Getting there from Voi was easy, a few minutes on the good highway then half an hour-ish on a dirt road within the sanctuary. Granted, it could have been twice that, since I have no sense of time on the best of days, but that’s particularly true when we’re suddenly on a safari. Buffalo watched us pass, dik diks startled down among the lower leaves, and a couple sleepy giraffes didn’t seem at all bothered by our little hatchback cruising by.
The camp was spotless and well kept, the huts were comfortable and curving paths between the buildings made everything as private as half-wire huts can be, and a some of the panoply of birds stopped by from time to time. (My favorite were the Eurasian rollers. So blue!)

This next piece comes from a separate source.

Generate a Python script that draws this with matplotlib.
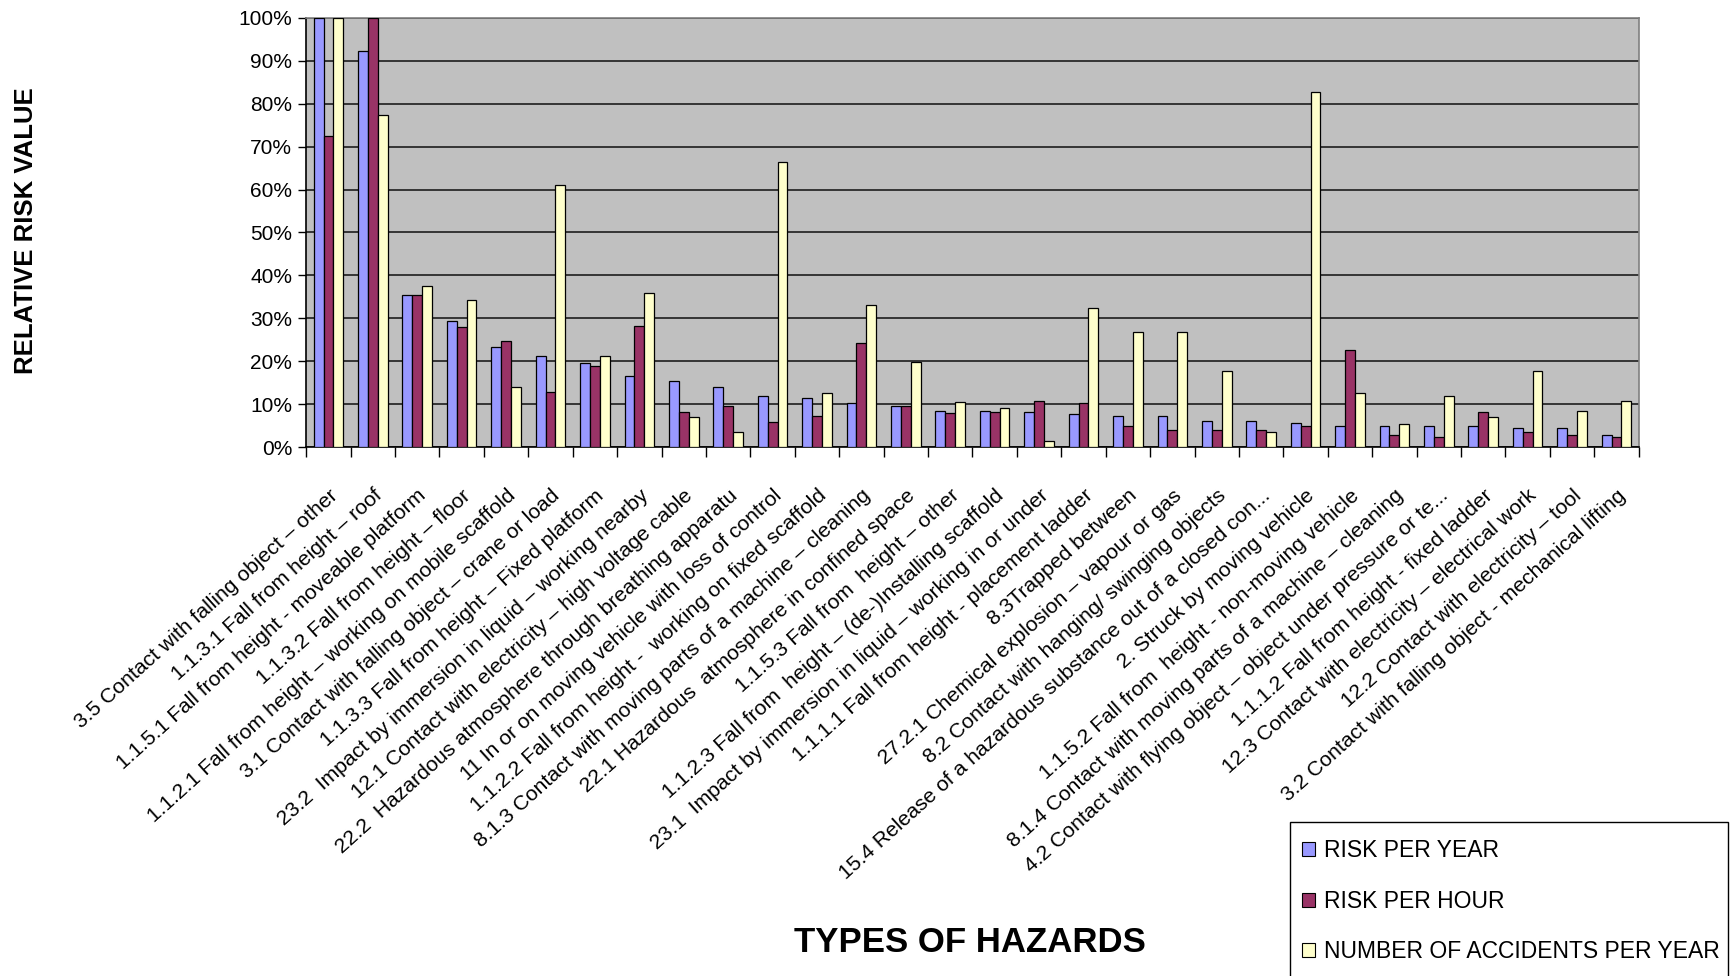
import numpy as np
import matplotlib
matplotlib.use("Agg")
import matplotlib.pyplot as plt
from matplotlib.ticker import FuncFormatter, FixedLocator
from matplotlib.patches import Patch, Rectangle

plt.rcParams['font.family'] = ['Liberation Sans', 'DejaVu Sans']

# --- hazard categories (x axis) ---
hazards = [
    "3.5 Contact with falling object – other",
    "1.1.3.1 Fall from height – roof",
    "1.1.5.1 Fall from height - moveable platform",
    "1.1.3.2 Fall from height – floor",
    "1.1.2.1 Fall from height – working on mobile scaffold",
    "3.1 Contact with falling object – crane or load",
    "1.1.3.3 Fall from height – Fixed platform",
    "23.2  Impact by immersion in liquid – working nearby",
    "12.1 Contact with electricity – high voltage cable",
    "22.2  Hazardous atmosphere through breathing apparatu",
    "11 In or on moving vehicle with loss of control",
    "1.1.2.2 Fall from height -  working on fixed scaffold",
    "8.1.3 Contact with moving parts of a machine – cleaning",
    "22.1 Hazardous  atmosphere in confined space",
    "1.1.5.3 Fall from  height – other",
    "1.1.2.3 Fall from  height – (de-)Installing scaffold",
    "23.1  Impact by immersion in liquid – working in or under",
    "1.1.1.1 Fall from height - placement ladder",
    "8.3Trapped between",
    "27.2.1 Chemical explosion – vapour or gas",
    "8.2 Contact with hanging/ swinging objects",
    "15.4 Release of a hazardous substance out of a closed con...",
    "2. Struck by moving vehicle",
    "1.1.5.2 Fall from  height - non-moving vehicle",
    "8.1.4 Contact with moving parts of a machine – cleaning",
    "4.2 Contact with flying object – object under pressure or te...",
    "1.1.1.2 Fall from height - fixed ladder",
    "12.3 Contact with electricity – electrical work",
    "12.2 Contact with electricity – tool",
    "3.2 Contact with falling object - mechanical lifting",
]

# --- relative values in percent ---
risk_per_year = [100, 92.4, 35.4, 29.3, 23.4, 21.3, 19.6, 16.6, 15.4, 13.9,
                 11.8, 11.4, 10.3, 9.6, 8.4, 8.4, 8.1, 7.8, 7.3, 7.2,
                 6.1, 6.0, 5.5, 5.0, 5.0, 4.8, 4.8, 4.5, 4.5, 2.7]
risk_per_hour = [72.4, 100, 35.4, 27.9, 24.6, 12.9, 18.9, 28.2, 8.2, 9.6,
                 5.8, 7.2, 24.3, 9.6, 7.9, 8.1, 10.8, 10.3, 5.0, 4.0,
                 3.9, 3.9, 4.9, 22.5, 2.8, 2.4, 8.1, 3.6, 2.8, 2.3]
accidents_per_year = [100, 77.4, 37.5, 34.2, 14.1, 61.0, 21.3, 35.9, 7.0, 3.5,
                      66.4, 12.6, 33.0, 19.7, 10.5, 9.0, 1.4, 32.3, 26.7, 26.7,
                      17.7, 3.4, 82.8, 12.6, 5.3, 12.0, 7.0, 17.7, 8.4, 10.8]

series = [
    ("RISK PER YEAR", risk_per_year, "#9999FF"),
    ("RISK PER HOUR", risk_per_hour, "#993366"),
    ("NUMBER OF ACCIDENTS PER YEAR", accidents_per_year, "#FFFFCC"),
]

fig = plt.figure(figsize=(17.35, 9.76), dpi=100)
ax = fig.add_axes([0.1765, 0.542, 0.768, 0.4396])
ax.set_facecolor("#C0C0C0")

x = np.arange(len(hazards))
w = 0.222
for k, (name, vals, col) in enumerate(series):
    ax.bar(x + (k - 1) * w, vals, width=w, color=col, edgecolor="black",
           linewidth=0.9, label=name, zorder=3)

ax.set_xlim(-0.5, len(hazards) - 0.5)
ax.set_ylim(0, 100)
ax.set_yticks(np.arange(0, 101, 10))
ax.yaxis.set_major_formatter(FuncFormatter(lambda v, p: f"{v:.0f}%"))
ax.yaxis.grid(True, color="#2a2a2a", linewidth=1.3, zorder=1)
ax.set_axisbelow(True)
ax.tick_params(axis="y", direction="out", length=6, width=1, labelsize=15, pad=4)

# category labels at centers, tick marks at category boundaries
ax.set_xticks(x)
ax.set_xticklabels(hazards, rotation=42, ha="right", va="top",
                   rotation_mode="anchor", fontsize=15.2)
ax.tick_params(axis="x", which="major", length=0, pad=28)
ax.xaxis.set_minor_locator(FixedLocator(np.arange(-0.5, len(hazards), 1.0)))
ax.tick_params(axis="x", which="minor", direction="out", length=7, width=1)

for side in ("top", "right"):
    ax.spines[side].set_color("#808080")
    ax.spines[side].set_linewidth(1.2)
for side in ("left", "bottom"):
    ax.spines[side].set_color("black")
    ax.spines[side].set_linewidth(1.2)

fig.text(0.015, 0.764, "RELATIVE RISK VALUE", rotation=90, ha="center",
         va="center", fontsize=18.5, fontweight="bold")
fig.text(0.559, 0.034, "TYPES OF HAZARDS", ha="center", va="center",
         fontsize=25, fontweight="bold")

# legend box runs past the bottom edge of the figure
fig.patches.append(Rectangle((0.7435, -0.05), 0.2525, 0.2078,
                             transform=fig.transFigure, facecolor="white",
                             edgecolor="black", linewidth=1.0, zorder=0))
handles = [Patch(facecolor=c, edgecolor="black", linewidth=0.8) for _, _, c in series]
leg = fig.legend(handles, [s[0] for s in series], loc="upper left",
                 bbox_to_anchor=(0.7505, 0.1400), frameon=False,
                 fontsize=16.5, handlelength=0.55, handleheight=0.55,
                 handletextpad=0.4, labelspacing=1.2, borderpad=0,
                 borderaxespad=0)

fig.savefig("out.png", dpi=100)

The much larger Tsavo East and Tsavo West parks form a C shape, and the smaller (at merely 100,000 hectares) Rukinga fits within the arch, forming a vital piece of the elephant migration corridor between the two and the lower Serengeti, so it was no surprise that we saw so many animals on our game drive, including Julian. Only the food poisoning I brought with me kept us from hiking the Kizima Hills but the relaxing afternoon was much appreciated.
We were the only tourists but a cadre of rangers in training from surrounding countries was there to learn the craft that will preserve the wildlife, landscapes, and their own lives in the brutal world of poaching and poverty. Training all day, their laughter would ring across the camp in the evenings, and mealtimes were a delight as we sat down at trestle tables together.
Voi Wildlife Lodge was swell, but Kivuli was the right choice for me.